There's enough cleanspace for about a dozen multi-disciplinary experiments.

"It's unlike any other underground experience you've ever had," said Clarence Virtue, the interim executive director.

Clarence Virtue, the interim executive director of SNOLAB, sits in front of the HALO (helium and lead observatory) experiment. (Supplied by SNOLAB)

"All over the place, there are these experiments looking for dark matter or looking for neutrinoless double beta decay or looking for supernovae."

SNOLAB is marking ten years since the multi-lab facility officially opened.

Virtue explained that there has been confusion over the years between SNOLAB and the Sudbury Neutrino Observatory (SNO). The latter was a single experiment which finished data collection in 2006. The research from the SNO experiment received the 2015 Nobel Prize for Physics for Art MacDonald. 

SNOLAB is an expansion to the space built for SNO, and allows a number of different teams to conduct experiments. It's become world-renowned for what it has to offer.

Virtue said there are other similar labs around the world, some built into road tunnels, mountains or other mines

"But SNOLAB is the deepest of all the facilities, and that means it has the lowest flux of cosmic rays that penetrate to that depth," he said, adding that they are able to reduce cosmic rays by a factor of 50 million.

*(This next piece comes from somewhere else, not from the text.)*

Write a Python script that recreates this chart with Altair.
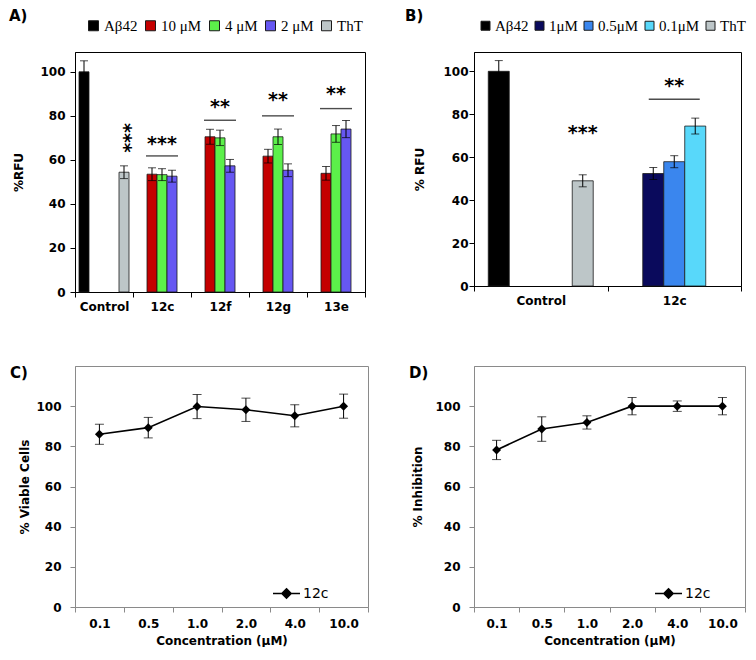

"[Researchers] are looking for very rare things that haven't been seen yet, and simply the cosmic rays are a background to these increasingly sensitive experiments," Virtue said.

Using space at SNOLAB has become sought after by scientists from around the world to conduct experiments in particle astrophysics, geology, biology and quantum computing.

"There's lots of things that can be done in the underground environment," Virtue said.

Biology experiments at SNOLAB

"SNOLAB is really the only place in Canada that we can do those experiments," said Christopher Thome who is part of the REPAIR Project. That stands for Researching the Effects of the Presence and Absence of Ionizing Radiation.

It examines the role of low-level, natural background ionizing radiation, which Thome explains we are exposed to daily from sources like cosmic rays from space, and isotopes from soils and rocks. Depending on the results, it would help to understand the role of ionizing radiation in cancer.

The team is in the early stages of the experiment and works with cell line, fruit flies and yeast. 

"In order to conduct those experiments you need a facility like SNOLAB where you can go deep underground to shield out from that cosmic radiation."

Future generation experiments

Virtue said the 'hot topic' in the field right now is the search for what is called neutrinoless double-beta decay

"It's also the future of SNOLAB."

"That's what makes SNOLAB the lab of the future because we are absolutely the best location in the world for these future generation experiments."

With its reputation among scientists it means the facility seeks out large amounts of funding from the federal and provincial governments to help with operations. The facility's funding cycle runs from 2023-2029.

"The Canada Foundation for Innovation has a tough job because there are lots of requests for money available in their envelope for these kinds of projects."

"SNOLAB is effectively asking for almost 20 per cent of everything that is available."

SNOLAB is also nearing the end of its search for a new executive director. Virtue said there should be news within the next month or two.